I recommend using brass pin punches instead of the screwdriver and hammer he uses in the video.


----------



## zoom996 (Dec 7, 2016)

I finished putting the gun back together with only one problem. One of the pins as changed sizes on me by becoming longer than it was before. I have added a link to the pin in question here in this post. The slide will not go on all the way now with the pin installed because it's too long. I didn't have this problem before.

http://i.imgur.com/YJJfaFe.jpg

The only thing I know to do now is to sand down the pin until it fits flush with the frame of the gun. Any other ideas?


----------



## Steve M1911A1 (Feb 6, 2008)

Pins don't just grow in length.
There seems to me to be two possibilities:
1. That pin actually goes somewhere else. You installed the pin that's correct for this hole somewhere else. (Most likely.)
2. You installed the correct, but slightly tapered, pin from the wrong side, or in the wrong direction, so it won't go in all of the way. (Least likely.)

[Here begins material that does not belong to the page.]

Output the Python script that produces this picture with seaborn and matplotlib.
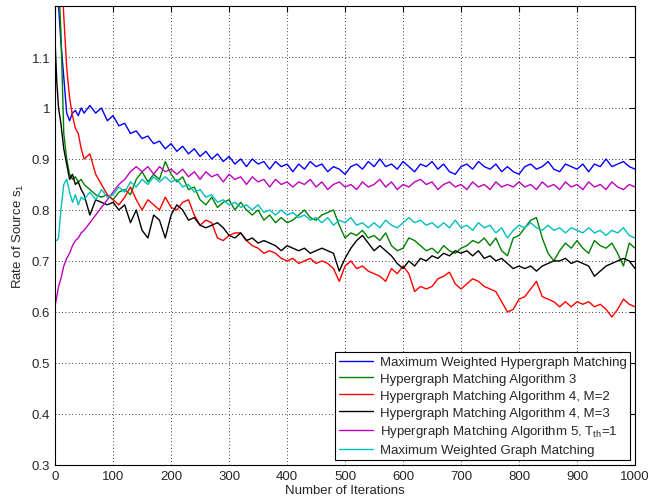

Perhaps you installed the sear pin where the grip-safety pin should go, and you're trying to put the grip-safety pin where the sear pin should go. Or maybe it's the trigger pin.
Strip out all of the similar-diameter pins, and compare them for length. The sear pin is probably the shorter/shortest one. It may also be the least-well-finished one.
(See the _Steve's Pages_ parts breakdown.)

For next time:
1. It's always a good idea to lay the parts out schematically, as you remove them. Labels are also useful, or a sketch with each separate part notated.
2. Another good idea is to disassemble unknown mechanisms within a strong plastic bag. It catches all of the flying springs and falling, very tiny parts. (Ask me how I know this.)


----------



## zoom996 (Dec 7, 2016)

It was the trigger pin that I had inserted into the sear pin. I had them backwards. I will take photos next time so that as I do the disassembly I will have that to use for reassembly. Thanks again.


----------